I have not said one thing about cores, only performance. You also failed to post the very next line by the article
It's also easier to dump down system requirements to core count, because it's a quick way to dismiss a wide range of CPUs. For example, games no longer run properly, or at all, on dual-core CPUs, so in that sense you require at minimum a quad-core to game. Having said that, most modern and demanding games don't run well on quad-cores, even if they support SMT (simultaneous multi-threading). That sounds like I'm contradicting my own argument right off the bat, but once again, it's first and foremost about overall CPU performance.
Yes, because minimum core count is minimum prerequisite before you can talk about overall performance nowadays. Without that games won't run well at all. You can theoretically condense power of quad core into single core chip, but it would still fail of very basic reason and reason for that is simply games today are written for multicore processors and expect at least certain amount of independent processing cores and that's because if you tried to run multicore optimal code on single core chip's pipeline would stall a lot, because much of code depends on sequential code's results, therefore you can't ever fill up pipeline of that theoretical chip's fully and it matters a lot, because full pipeline means more code executed per each cycle, so if you use multicore optimal code, you basically starve pipeline of code. Or you end up trying to do 4 core's job in one pipeline, which simply doesn't fit in it, even if that code could enter pipeline fast, then you would need more ALU's, FPU's, other instruction logic quadruppled and in the end that would only create one core, that has many other internal bottlenecks. Your 1% lows will be shit and framerate will gyrate a lot during game, that's why we benefited a lot from more than one core. It's not just about overall processing power, it's also about simply more efficient whole chip's design. Obviously, some compute tasks don't scale well across cores, but most code can and does, but not to infinity (mostly due to nature of MIMD code, aka multiple instructions, multiple data). That's also why Intel switched to P and E cores, because it works well for both poorly scaling code and for well scaling code, oh and also for poorly scaling code which requires many and complex instructions and also code that is light on instructions, but simply needs dependencies of previous results (again, not to infinity, because then you end up with GPU or in other words a powerful SIMD processor, in other words a processor that scales to many cores very easily, but requires processing of only one or very little different instructions, which is basically what many 3D models in games are, mostly instruction light vector data, also mostly single precision floating point data too).
Anyway, it's very simply, you can talk about overall performance, only when you have enough cores to begin with, oh and also don't expect that performance to scale with core count too (some games can utilize a lot of cores, others don't).
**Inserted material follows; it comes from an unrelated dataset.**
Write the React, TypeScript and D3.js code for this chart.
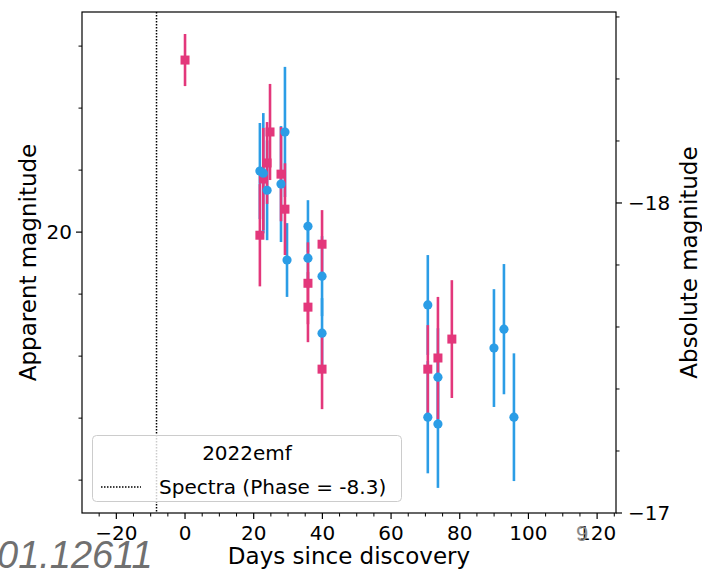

So as long as you have enough cores, more correctly stated, you have to care about performance of each of those cores that can be utilized, not all cores on chip.
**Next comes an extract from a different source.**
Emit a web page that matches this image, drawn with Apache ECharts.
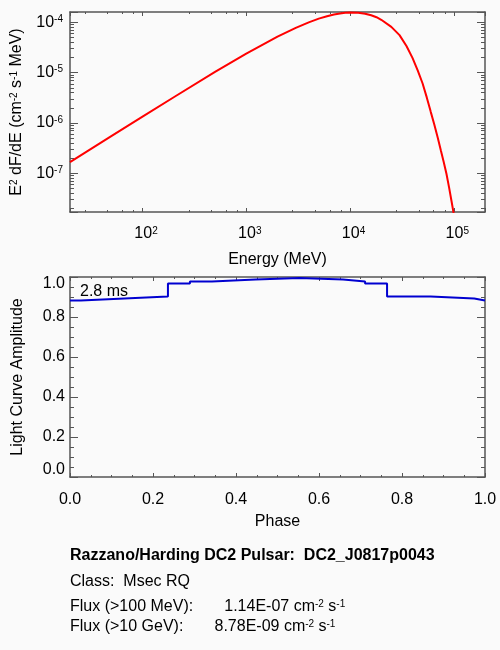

So why does Techspot talk about cache? Reason is very simple, CPU itself processes data and asks for data from RAM, but what actually fetches data from RAM is branch predictor and cache. Since cache is only very small (mostly for performance reasons, although for cost too, but only to some extent) and can't store the whole code of the game, which is in RAM, branch predictor has to guess what code will be most likely needed. Most of the time branch predictor is right, but not always. And since it is right most of the time cache is filled with what CPU actually needs. Some data can and is too big to fit into cache, which costs CPU, cache and RAM cycles, therefore hurts performance, but most code fits and is executed reasonably fast. Obviously bigger cache lowers chances of code fitting into it, therefore you get better performance, but often designing big cache is simply impossible due to its size and size means increased cost of chip, but also can mean lower performance and also it can make other more important parts of CPU not fit too. Brands like Intel and AMD don't touch branch predictors, each core has the same amount of them, but cache (more precisely L3 cache) is resized according to core count. And if you have too many cores for task like running game, you still get more free L3 cache per core, therefore it has potential to reduce lower performance in big code (or compensate for bad branch predictor, which makes CPU fetch more data than needed). That's why you see a bit improved performance (in some instance it can be a lot, especially outside of gaming) between different core count chips in same game, even if not all cores are utilized.
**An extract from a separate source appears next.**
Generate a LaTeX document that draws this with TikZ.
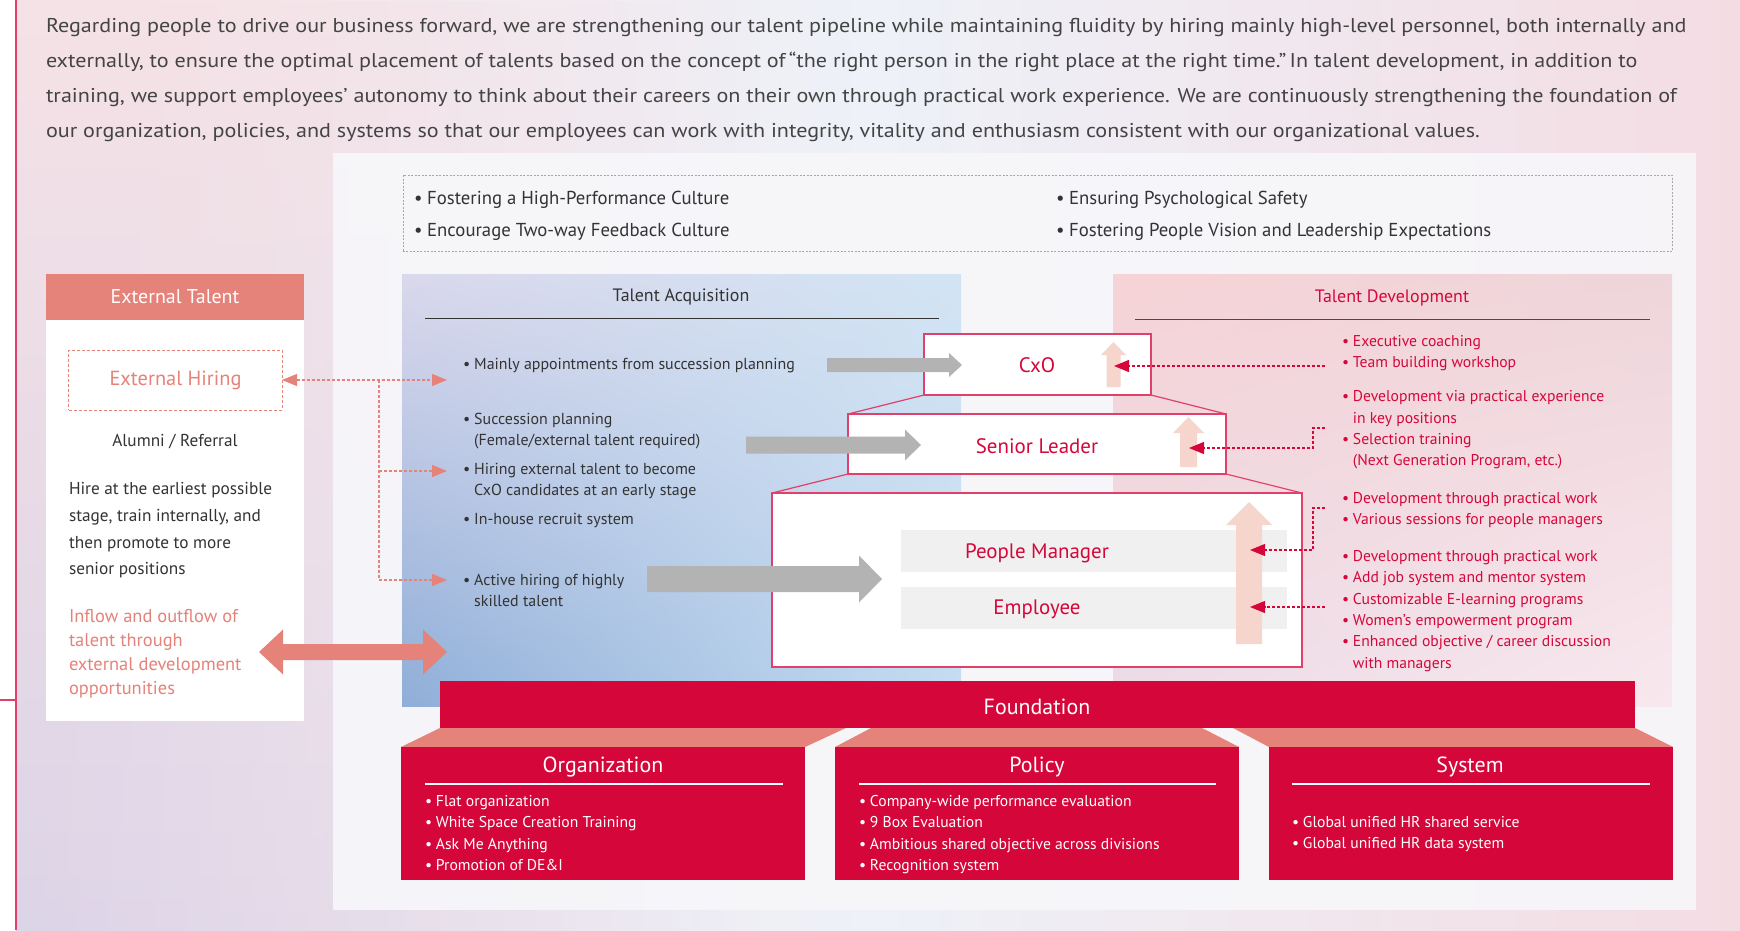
\documentclass[tikz,border=0pt]{standalone}
\usepackage{fontspec}
\setmainfont{PT Sans}
\newfontfamily\parafont[FakeStretch=1.11]{PT Sans}
\usetikzlibrary{arrows.meta,fadings,shadings}
\definecolor{crim}{HTML}{D5073A}
\definecolor{crimline}{HTML}{E0406A}
\definecolor{salmon}{HTML}{E5827A}
\definecolor{peach}{HTML}{F6D6CC}
\definecolor{garrow}{HTML}{B3B3B3}
\definecolor{barg}{HTML}{F0F0F0}
\definecolor{dark}{HTML}{333333}
\definecolor{paratext}{HTML}{444444}
\definecolor{dashg}{HTML}{A8A8A8}
\definecolor{bgpink}{HTML}{F5E2E6}
\definecolor{bgmid}{HTML}{EEF1F8}
\definecolor{bgpinkr}{HTML}{F4DCE3}
\definecolor{bglav}{HTML}{DCD4E8}
\definecolor{panel}{HTML}{F7F7FA}
\definecolor{taUL}{HTML}{DAD8EC}
\definecolor{taUR}{HTML}{D2E4F4}
\definecolor{taLL}{HTML}{8FAED8}
\definecolor{taLR}{HTML}{C4DCF1}
\definecolor{tdUL}{HTML}{F6D3D6}
\definecolor{tdUR}{HTML}{EED5DA}
\definecolor{tdLL}{HTML}{EBDCE8}
\definecolor{tdLR}{HTML}{F8E8EE}

% horizontal block arrow: colour, xstart, xtip, xheadbase, yc, half shaft, half head
\newcommand{\harrow}[7]{\fill[#1] (#2,{#5-#6}) -- (#4,{#5-#6}) -- (#4,{#5-#7}) -- (#3,#5) -- (#4,{#5+#7}) -- (#4,{#5+#6}) -- (#2,{#5+#6}) -- cycle;}
% vertical block arrow: colour, xc, ybottom, ytip, yheadbase, half shaft, half head
\newcommand{\varrow}[7]{\fill[#1] ({#2-#6},#3) -- ({#2-#6},#5) -- ({#2-#7},#5) -- (#2,#4) -- ({#2+#7},#5) -- ({#2+#6},#5) -- ({#2+#6},#3) -- cycle;}
\newcommand{\bul}{\textbullet\kern0.25em}
\newcommand{\ind}{\hphantom{\textbullet\kern0.25em}}

\begin{document}
\begin{tikzpicture}[x=1bp,y=-1bp,
  every node/.style={inner sep=0pt, outer sep=0pt},
  para/.style={anchor=base west, text=paratext, font=\parafont\fontsize{20}{24}\selectfont},
  vals/.style={anchor=base west, text=dark, font=\fontsize{18.8}{22}\selectfont},
  tat/.style={anchor=base west, text=dark, font=\fontsize{16}{19}\selectfont},
  tdt/.style={anchor=base west, text=crim, font=\fontsize{15.7}{19}\selectfont},
  ett/.style={anchor=base west, text=dark, font=\fontsize{17.3}{20}\selectfont},
  eti/.style={anchor=base west, text=salmon, font=\fontsize{18.5}{22}\selectfont},
  fdt/.style={anchor=base west, text=white, font=\fontsize{15.7}{18}\selectfont},
  ftitle/.style={text=white, font=\fontsize{22}{26}\selectfont},
  ptext/.style={text=crim, font=\fontsize{21}{25}\selectfont},
  pbox/.style={draw=crimline, line width=1.2bp, fill=white},
  fbox/.style={fill=crim, minimum width=404bp, minimum height=133bp},
  gbar/.style={fill=barg, minimum width=386bp, minimum height=42bp},
  rdash/.style={crim, line width=1.3bp, dash pattern=on 3bp off 2bp, -{Triangle[length=15bp,width=12bp]}},
  sdash/.style={salmon, line width=1.2bp, dash pattern=on 3bp off 2bp},
  stip/.style={-{Triangle[length=15bp,width=12bp]}},
]
\useasboundingbox (0,0) rectangle (1740,930);
% ---------- background ----------
\fill[white] (0,0) rectangle (1740,930);
\shade[left color=bgpink, right color=bgpinkr, middle color=bgmid] (16,0) rectangle (1740,930);
\shade[top color=bgpink, bottom color=bglav, path fading=east] (16,0) rectangle (760,930);
\fill[panel, fill opacity=0.9] (333,153) rectangle (1696,910);
\draw[crimline, line width=1.2bp] (16,0) -- (16,930);
\draw[crimline, line width=1.2bp] (0,700) -- (16,700);

% ---------- paragraph ----------
\node[para] (p1) at (46,32) {Regarding people to drive our business forward, we are strengthening our talent pipeline while maintaining fluidity by hiring mainly high-level personnel, both internally and};
\node[para] (p2) at (46,67) {externally, to ensure the optimal placement of talents based on the concept of\,“the right person in the right place at the right time.”\,In talent development, in addition to};
\node[para] (p3) at (46,102) {training, we support employees’ autonomy to think about their careers on their own through practical work experience. We are continuously strengthening the foundation of};
\node[para] (p4) at (46,137) {our organization, policies, and systems so that our employees can work with integrity, vitality and enthusiasm consistent with our organizational values.};

% ---------- values box ----------
\node[draw=dashg, line width=0.8bp, dash pattern=on 2bp off 1.5bp, minimum width=1269bp, minimum height=76bp] (valbox) at (1037.5,213) {};
\node[vals] (v1) at (414,204) {\bul Fostering a High-Performance Culture};
\node[vals] (v2) at (414,236) {\bul Encourage Two-way Feedback Culture};
\node[vals] (v3) at (1056,204) {\bul Ensuring Psychological Safety};
\node[vals] (v4) at (1056,236) {\bul Fostering People Vision and Leadership Expectations};

% ---------- External talent ----------
\fill[white] (46,274) rectangle (304,721);
\node[fill=salmon, minimum width=258bp, minimum height=46bp, text=white, font=\fontsize{20}{24}\selectfont] (ethead) at (175,297) {External Talent};
\node[draw=salmon, line width=1bp, dash pattern=on 3bp off 2bp, minimum width=213bp, minimum height=60bp, text=salmon, font=\fontsize{20.5}{24}\selectfont] (exthire) at (175.5,380) {External Hiring};
\node[text=dark, font=\fontsize{17.3}{20}\selectfont] (alumni) at (175,442) {Alumni / Referral};
\node[ett] (h1) at (69,494) {Hire at the earliest possible};
\node[ett] (h2) at (69,521) {stage, train internally, and};
\node[ett] (h3) at (69,548) {then promote to more};
\node[ett] (h4) at (69,574) {senior positions};
\node[eti] (i1) at (69,622) {Inflow and outflow of};
\node[eti] (i2) at (69,646) {talent through};
\node[eti] (i3) at (69,670) {external development};
\node[eti] (i4) at (69,694) {opportunities};

% ---------- Talent acquisition ----------
\shade[upper left=taUL, upper right=taUR, lower left=taLL, lower right=taLR] (402,274) rectangle (961,706);
\node[text=dark, font=\fontsize{18}{22}\selectfont] (tahead) at (681,297) {Talent Acquisition};
\draw[dark, line width=1bp] (425,318) -- (939,318);
\node[tat] (ta1) at (463,369.5) {\bul Mainly appointments from succession planning};
\node[tat] (ta2) at (463,424.5) {\bul Succession planning};
\node[tat] (ta3) at (463,445.5) {\ind (Female/external talent required)};
\node[tat] (ta4) at (463,474.5) {\bul Hiring external talent to become};
\node[tat] (ta5) at (463,495.5) {\ind CxO candidates at an early stage};
\node[tat] (ta6) at (463,524.5) {\bul In-house recruit system};
\node[tat] (ta7) at (463,585.5) {\bul Active hiring of highly};
\node[tat] (ta8) at (463,606.5) {\ind skilled talent};

% ---------- Talent development ----------
\shade[upper left=tdUL, upper right=tdUR, lower left=tdLL, lower right=tdLR] (1113,274) rectangle (1672,706);
\node[text=crim, font=\fontsize{18}{22}\selectfont] (tdhead) at (1392,298) {Talent Development};
\draw[crim, line width=1bp] (1135,319) -- (1650,319);
\node[tdt] (td1) at (1342,346.5) {\bul Executive coaching};
\node[tdt] (td2) at (1342,367.5) {\bul Team building workshop};
\node[tdt] (td3) at (1342,401.5) {\bul Development via practical experience};
\node[tdt] (td4) at (1342,423) {\ind in key positions};
\node[tdt] (td5) at (1342,444.5) {\bul Selection training};
\node[tdt] (td6) at (1342,465.5) {\ind (Next Generation Program, etc.)};
\node[tdt] (td7) at (1342,503.5) {\bul Development through practical work};
\node[tdt] (td8) at (1342,524.5) {\bul Various sessions for people managers};
\node[tdt] (td9) at (1342,561.5) {\bul Development through practical work};
\node[tdt] (td10) at (1342,582.5) {\bul Add job system and mentor system};
\node[tdt] (td11) at (1342,604) {\bul Customizable E-learning programs};
\node[tdt] (td12) at (1342,625.5) {\bul Women’s empowerment program};
\node[tdt] (td13) at (1342,646.5) {\bul Enhanced objective / career discussion};
\node[tdt] (td14) at (1342,668) {\ind with managers};

% ---------- pyramid ----------
\node[pbox, minimum width=227bp, minimum height=61bp] (cxo) at (1037.5,364.5) {};
\node[pbox, minimum width=378bp, minimum height=60bp] (sl) at (1037,444) {};
\node[pbox, minimum width=530bp, minimum height=174bp] (base) at (1037,580) {};
\draw[crimline, line width=1.2bp] (cxo.south west) -- (sl.north west);
\draw[crimline, line width=1.2bp] (cxo.south east) -- (sl.north east);
\draw[crimline, line width=1.2bp] (sl.south west) -- (base.north west);
\draw[crimline, line width=1.2bp] (sl.south east) -- (base.north east);
\node[gbar] (pmbar) at (1094,551) {};
\node[gbar] (empbar) at (1094,608) {};
\node[ptext] (cxot) at (1037,365) {CxO};
\node[ptext] (slt) at (1037,446) {Senior Leader};
\node[ptext] (pmt) at (1037,553) {People Manager};
\node[ptext] (empt) at (1037,609) {Employee};

% grey arrows
\harrow{garrow}{827}{962}{949}{365}{7}{12}
\harrow{garrow}{746}{921}{905}{445}{8.5}{15.5}
\harrow{garrow}{647}{882}{859}{579}{13}{23.5}
% peach arrows
\varrow{peach}{1113.5}{387}{342}{355}{7}{12.5}
\varrow{peach}{1188.5}{467}{417}{433}{8.5}{15.5}
\varrow{peach}{1249}{644}{502}{525}{13}{23}

% red dashed connectors
\coordinate (dA) at (1325,366);
\coordinate (tA) at (1114,366);
\coordinate (dB) at (1325,428);
\coordinate (kB) at (1313,428);
\coordinate (tB) at (1189,448);
\coordinate (dC) at (1325,508);
\coordinate (kC) at (1313,508);
\coordinate (tC) at (1250,550);
\coordinate (dD) at (1325,607);
\coordinate (tD) at (1250,607);
\draw[rdash] (dA) -- (tA);
\draw[rdash] (dB) -- (kB) |- (tB);
\draw[rdash] (dC) -- (kC) |- (tC);
\draw[rdash] (dD) -- (tD);

% salmon connectors
\coordinate (sa1) at (447,380);
\coordinate (sa2) at (447,471);
\coordinate (sa3) at (447,580);
\coordinate (sb1) at (379,380);
\coordinate (sb2) at (379,471);
\draw[sdash, {Triangle[length=15bp,width=12bp]}-{Triangle[length=15bp,width=12bp]}] (exthire.east) -- (sa1);
\draw[sdash, stip] (sb1) |- (sa3);
\draw[sdash, stip] (sb2) -- (sa2);
\fill[salmon] (259,652) -- (283,629.5) -- (283,644) -- (423,644) -- (423,629.5) -- (447,652) -- (423,674.5) -- (423,660) -- (283,660) -- (283,674.5) -- cycle;

% ---------- foundation ----------
\node[fill=crim, minimum width=1195bp, minimum height=47bp] (found) at (1037.5,704.5) {};
\node[ftitle] (foundt) at (1037,707) {Foundation};
\fill[salmon] (401,747) -- (440,728) -- (846,728) -- (805,747) -- cycle;
\fill[salmon] (835,747) -- (871,728) -- (1202,728) -- (1239,747) -- cycle;
\fill[salmon] (1269,747) -- (1233,728) -- (1635,728) -- (1673,747) -- cycle;
\node[fbox] (org) at (603,813.5) {};
\node[fbox] (pol) at (1037,813.5) {};
\node[fbox] (sys) at (1471,813.5) {};
\node[ftitle] (orgt) at (603,767) {Organization};
\node[ftitle] (polt) at (1037,767) {Policy};
\node[ftitle] (syst) at (1470,767) {System};
\draw[white, line width=1.5bp] (425,784) -- (783,784);
\draw[white, line width=1.5bp] (859,784) -- (1216,784);
\draw[white, line width=1.5bp] (1292,784) -- (1650,784);
\node[fdt] (o1) at (425,806) {\bul Flat organization};
\node[fdt] (o2) at (425,827) {\bul White Space Creation Training};
\node[fdt] (o3) at (425,849) {\bul Ask Me Anything};
\node[fdt] (o4) at (425,870) {\bul Promotion of DE\&I};
\node[fdt] (q1) at (859,806) {\bul Company-wide performance evaluation};
\node[fdt] (q2) at (859,827) {\bul 9 Box Evaluation};
\node[fdt] (q3) at (859,849) {\bul Ambitious shared objective across divisions};
\node[fdt] (q4) at (859,870) {\bul Recognition system};
\node[fdt] (s1) at (1292,827) {\bul Global unified HR shared service};
\node[fdt] (s2) at (1292,848) {\bul Global unified HR data system};
\end{tikzpicture}
\end{document}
Like article shows, you can compensate that lack of L3 cache by running chip at higher clock speed. It works, but it doesn't eliminate bottleneck from having too little cache and you basically waste cycles of CPU with empty pipelines or underutilized ones. So if you up the clock speed, you end up using more electricity to achieve a task, which bigger cache could have solved at lower power level, not to mention that it's not always possible to raise clock speed for various reasons.
And we end up with TL;DR, that you need certain minimum core count (ignoring SMT as it merely helps to fill up gaps in pipelines, but doesn't behave like core and doesn't make your CPU process more data) and you better have enough L3 cache for intended task.
BTW there could be even more nuance in performance, but this is reasonable enough short advanced description of what happens in CPUs while gaming.